Auch Jahre danach stand der Ex-ÖVP-Obmann ganz zum ehemaligen Koalitionspartner in Person des damaligen Fraktionschefs Westenthaler. Dass dieser nun auf der Anklagebank sitze, könne er, Schüssel, gar nicht nachvollziehen. Natürlich sei man aber in Koalitionszeiten fast täglich in Kontakt gestanden. Der Prozess koste mittlerweile mehr als die gesamte Förderung, um die es hier gehe. "So ist das in einem Rechtsstaat, sonst müssen wir die Tätigkeit einstellen", konterte der Richter. Auch der Verteidiger des Zweitangeklagten bekam Schüssels Gemüt zu spüren: "Darf ich eigentlich fragen, wer sind Sie?"

Drittschuldnerklage
Von der Bereinigung einer Drittschuldnerklage - die Finanz machte gegenüber der Liga eine offene Forderung von über 1,6 Millionen geltend - durch die Republiks-Million hat Schüssel laut eigener Aussage nichts gewusst. Auch nicht, dass der damalige Sportstaatssekretär Karl Schweitzer die Förderung eigentlich gar nicht zusagen habe wollen und ein entsprechender Vertrag schließlich vom Sektionschef im Kanzleramt unterschrieben worden sein soll - nachdem das Papier mit Lackstift verändert worden war.

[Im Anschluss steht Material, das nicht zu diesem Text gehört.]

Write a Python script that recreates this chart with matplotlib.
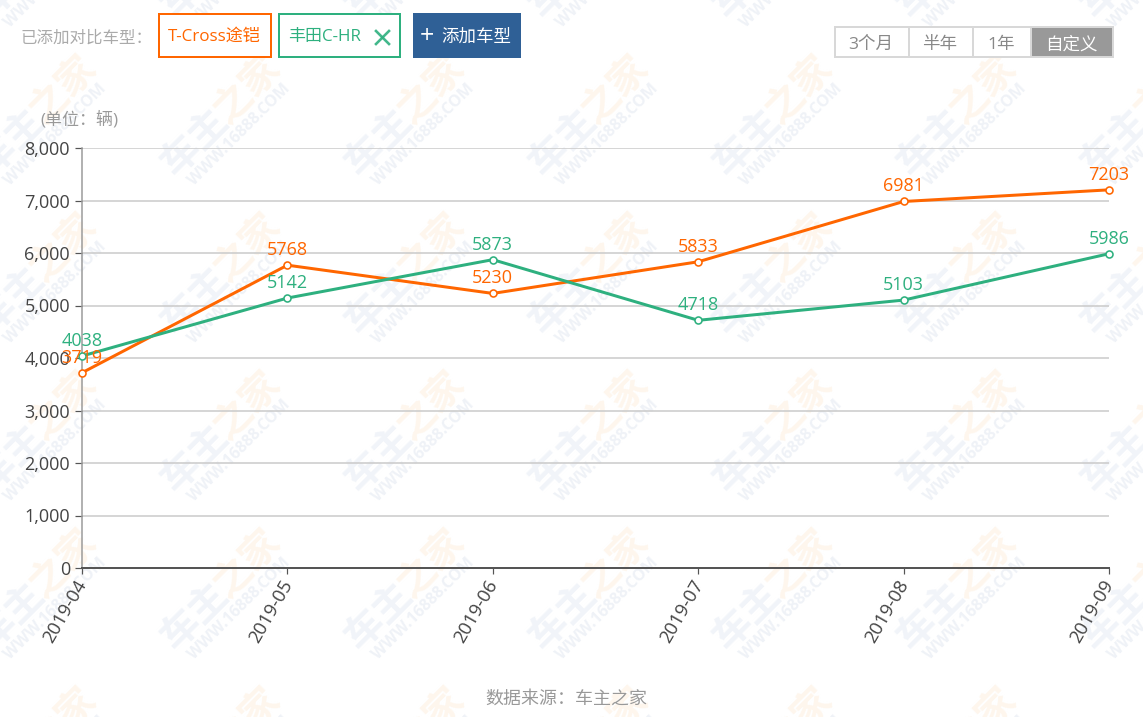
import matplotlib
matplotlib.use("Agg")
import matplotlib.pyplot as plt
from matplotlib.patches import Rectangle
from matplotlib.transforms import ScaledTranslation

FONT = ['Open Sans', 'Noto Sans CJK SC', 'DejaVu Sans']
plt.rcParams['font.family'] = FONT

months = ['2019-04', '2019-05', '2019-06', '2019-07', '2019-08', '2019-09']
tcross = [3719, 5768, 5230, 5833, 6981, 7203]
chr_vals = [4038, 5142, 5873, 4718, 5103, 5986]
yticks = [0, 1000, 2000, 3000, 4000, 5000, 6000, 7000, 8000]
range_tabs = ['3个月', '半年', '1年', '自定义']

ORANGE = '#ff6600'
GREEN = '#2eb07f'
W, H = 1143, 717
px = 72 / 100

fig = plt.figure(figsize=(W / 100, H / 100), dpi=100, facecolor='white')

# pixel-space background layer
bg = fig.add_axes([0, 0, 1, 1], zorder=0)
bg.set_xlim(0, W); bg.set_ylim(H, 0); bg.axis('off')

for cx in range(-146, 1200, 184):
    for cy in range(-44, 760, 158):
        bg.text(cx - 28, cy + 28, '车主', fontsize=39 * px, color='#f1f4f9', rotation=45,
                ha='center', va='center', fontweight='bold', rotation_mode='anchor',
                family='Noto Sans CJK SC', clip_on=True)
        bg.text(cx + 26, cy - 24, '之家', fontsize=39 * px, color='#fef6ed', rotation=45,
                ha='center', va='center', fontweight='bold', rotation_mode='anchor',
                family='Noto Sans CJK SC', clip_on=True)
        bg.text(cx + 18, cy + 21, 'WWW.16888.COM', fontsize=16 * px, color='#eff2f7', rotation=45,
                ha='center', va='center', fontweight='bold', rotation_mode='anchor',
                family='Open Sans', clip_on=True)

# chart
ax = fig.add_axes([82 / W, 1 - 568 / H, (1109 - 82) / W, (568 - 148) / H], zorder=1)
ax.patch.set_alpha(0)
ax.plot(months, tcross, color=ORANGE, lw=3 * px, zorder=3, clip_on=False,
        marker='o', ms=7 * px, mfc='white', mec=ORANGE, mew=1.6 * px)
ax.plot(months, chr_vals, color=GREEN, lw=3 * px, zorder=4, clip_on=False,
        marker='o', ms=7 * px, mfc='white', mec=GREEN, mew=1.6 * px)
ax.set_xlim(0, len(months) - 1)
ax.set_ylim(0, 8000)
ax.set_yticks(yticks)
ax.set_yticklabels([f'{v:,}' for v in yticks], fontsize=18 * px, color='#444444')
ax.grid(axis='y', color='#cccccc', lw=1.6 * px)
ax.set_axisbelow(True)
for s in ('top', 'right'):
    ax.spines[s].set_visible(False)
ax.spines['left'].set_color('#999999'); ax.spines['left'].set_linewidth(1.5 * px)
ax.spines['bottom'].set_color('#555555'); ax.spines['bottom'].set_linewidth(2 * px)
ax.tick_params(axis='y', length=7 * px, width=1.2 * px, color='#555555', pad=5 * px)
ax.tick_params(axis='x', length=6 * px, width=1.2 * px, color='#555555', pad=3 * px)
shift = ScaledTranslation(-7 / 100, 0, fig.dpi_scale_trans)
for lab in ax.get_xticklabels():
    lab.set(rotation=60, ha='right', va='top', rotation_mode='anchor', fontsize=18.5 * px, color='#444444')
    lab.set_transform(lab.get_transform() + shift)

for i, v in enumerate(tcross):
    ax.annotate(str(v), (i, v), xytext=(0, 6 * px), textcoords='offset points', ha='center',
                va='bottom', fontsize=18 * px, color=ORANGE, zorder=5, annotation_clip=False)
for i, v in enumerate(chr_vals):
    ax.annotate(str(v), (i, v), xytext=(0, 6 * px), textcoords='offset points', ha='center',
                va='bottom', fontsize=18 * px, color=GREEN, zorder=6, annotation_clip=False)

# pixel-space overlay for page controls
ui = fig.add_axes([0, 0, 1, 1], zorder=2)
ui.set_xlim(0, W); ui.set_ylim(H, 0); ui.axis('off')

ui.text(21, 39, '已添加对比车型：', fontsize=16.5 * px, color='#aaaaaa', va='center')
ui.text(40, 120, '(单位：辆)', fontsize=17 * px, color='#999999', va='center')
ui.add_patch(Rectangle((159, 14), 112, 43, fc='white', ec=ORANGE, lw=2 * px))
ui.text(214, 37, 'T-Cross途铠', fontsize=17 * px, color=ORANGE, ha='center', va='center')
ui.add_patch(Rectangle((279, 14), 121, 43, fc='white', ec=GREEN, lw=2 * px))
ui.text(288, 37, '丰田C-HR', fontsize=17 * px, color=GREEN, ha='left', va='center')
ui.plot([376, 389], [31, 44], color=GREEN, lw=2.6 * px, alpha=.9)
ui.plot([389, 376], [31, 44], color=GREEN, lw=2.6 * px, alpha=.9)
ui.add_patch(Rectangle((413, 13), 108, 45, fc='#2f6096', ec='none'))
ui.text(427, 37, '+', fontsize=25 * px, color='white', ha='center', va='center')
ui.text(476, 38, '添加车型', fontsize=17.5 * px, color='white', ha='center', va='center')

tab_edges = [835, 909, 973, 1031, 1113]
for i, lab in enumerate(range_tabs):
    sel = i == len(range_tabs) - 1
    ui.add_patch(Rectangle((tab_edges[i], 27), tab_edges[i + 1] - tab_edges[i], 30,
                           fc='#999999' if sel else 'white', ec='#d8d8d8', lw=2 * px))
    ui.text((tab_edges[i] + tab_edges[i + 1]) / 2 - 1, 45, lab, fontsize=17.5 * px,
            color='white' if sel else '#888888', ha='center', va='center')

ui.text(566, 699, '数据来源：车主之家', fontsize=18 * px, color='#999999', ha='center', va='center')

fig.savefig('out.png', dpi=100, facecolor='white')
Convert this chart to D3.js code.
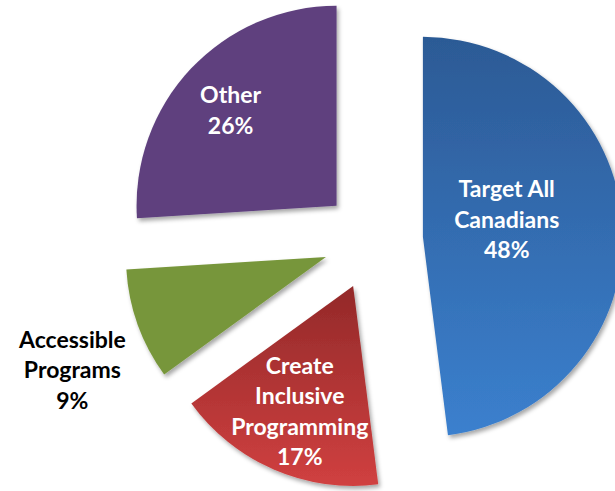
<!DOCTYPE html>
<html><head><meta charset="utf-8">
<script src="https://cdn.jsdelivr.net/npm/d3@7"></script>
<style>html,body{margin:0;padding:0;background:#fff;}svg{display:block;}</style>
</head><body>
<svg id="chart" width="615" height="491"></svg>
<script>
// Data
const categories = ["Target All Canadians", "Create Inclusive Programming", "Accessible Programs", "Other"];
const values = [48, 17, 9, 26];
const labelLines = [["Target All", "Canadians"], ["Create", "Inclusive", "Programming"], ["Accessible", "Programs"], ["Other"]];

// Styles / layout
const colorsTop = ["#2c5a95", "#932929", "#77963a", "#5e407e"];
const colorsBottom = ["#3b80ce", "#d04040", "#77963a", "#5e407e"];
const labelColors = ["#ffffff", "#ffffff", "#000000", "#ffffff"];
const labelRadiusFactor = [0.43, 0.71, 1.39, 0.72];
const labelNudge = [[-2, -12], [3, -5], [8, 19], [-1, 3]];

const W = 615, H = 491;
const cx = 373, cy = 240, R = 200, explode = 50;
const fontSize = 23, lineH = 30.5;

const svg = d3.select("#chart");
const defs = svg.append("defs");
const f = defs.append("filter").attr("id", "shadow").attr("x", "-20%").attr("y", "-20%").attr("width", "140%").attr("height", "140%");
f.append("feDropShadow").attr("dx", 2).attr("dy", 3).attr("stdDeviation", 2).attr("flood-color", "#000").attr("flood-opacity", 0.35);

const pie = d3.pie().sort(null).value(d => d);
const arcs = pie(values);
const arc = d3.arc().innerRadius(0).outerRadius(R);

arcs.forEach((a, i) => {
  const g = defs.append("linearGradient").attr("id", "grad" + i)
    .attr("x1", 0).attr("x2", 0).attr("y1", 0).attr("y2", 1);
  g.append("stop").attr("offset", "0%").attr("stop-color", colorsTop[i]);
  g.append("stop").attr("offset", "100%").attr("stop-color", colorsBottom[i]);
});

const sliceCenter = a => {
  const m = (a.startAngle + a.endAngle) / 2;
  return [cx + explode * Math.sin(m), cy - explode * Math.cos(m)];
};

const slices = svg.selectAll("g.slice").data(arcs).join("g")
  .attr("class", "slice")
  .attr("transform", d => { const c = sliceCenter(d); return `translate(${c[0]},${c[1]})`; });

slices.append("path")
  .attr("d", arc)
  .attr("fill", (d, i) => `url(#grad${i})`)
  .attr("filter", "url(#shadow)");

// Labels
arcs.forEach((a, i) => {
  const c = sliceCenter(a);
  const m = (a.startAngle + a.endAngle) / 2;
  const r = R * labelRadiusFactor[i];
  const lx = c[0] + r * Math.sin(m) + labelNudge[i][0];
  const ly = c[1] - r * Math.cos(m) + labelNudge[i][1];
  const lines = labelLines[i].concat([values[i] + "%"]);
  const n = lines.length;
  const t = svg.append("text")
    .attr("text-anchor", "middle")
    .attr("font-family", "Lato, 'Open Sans', sans-serif")
    .attr("font-weight", "bold")
    .attr("font-size", fontSize)
    .attr("fill", labelColors[i]);
  lines.forEach((ln, k) => {
    t.append("tspan").attr("x", lx)
      .attr("y", ly - (n - 1) * lineH / 2 + k * lineH + fontSize * 0.36)
      .text(ln);
  });
});
</script>
</body></html>
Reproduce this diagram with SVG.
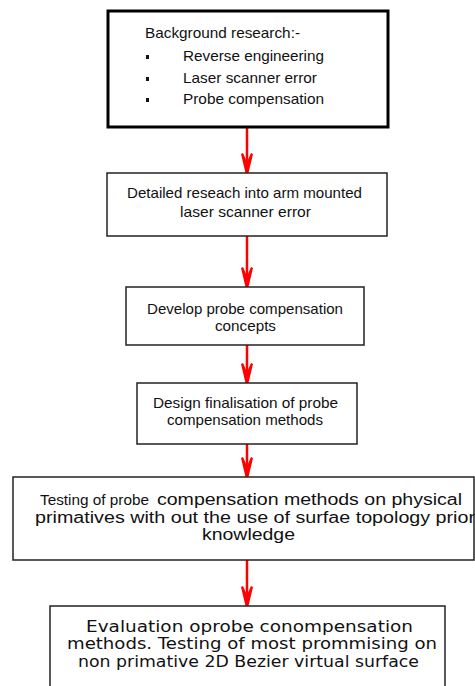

Schüssel konnte sich nicht vorstellen, dass Schweitzer etwas gegen Profi-Fußball gehabt haben könnte. Er habe selbst Fußball gespielt - "ich auch". Er gab seinem einstigen Sportstaatssekretär sowie der damaligen Vizekanzlerin Susanne Riess-Passer die Verantwortung für die Abwicklung der Vorbereitungen zur EURO 2008 und lobte deren Einsatz. Damalige Zweifel der SPÖ an diversen Förderungen sah Schüssel auch Jahre danach gelassen: "Also, da habe ich schon härtere Kritik von der Opposition gehört." Und auch vom Rechnungshof festgestellte Mängel müsse man differenziert sehen. "Es gibt viele Rechnungshofberichte, die ich großartig finde und es gibt viele, wo ich mich gewundert habe", resümierte er.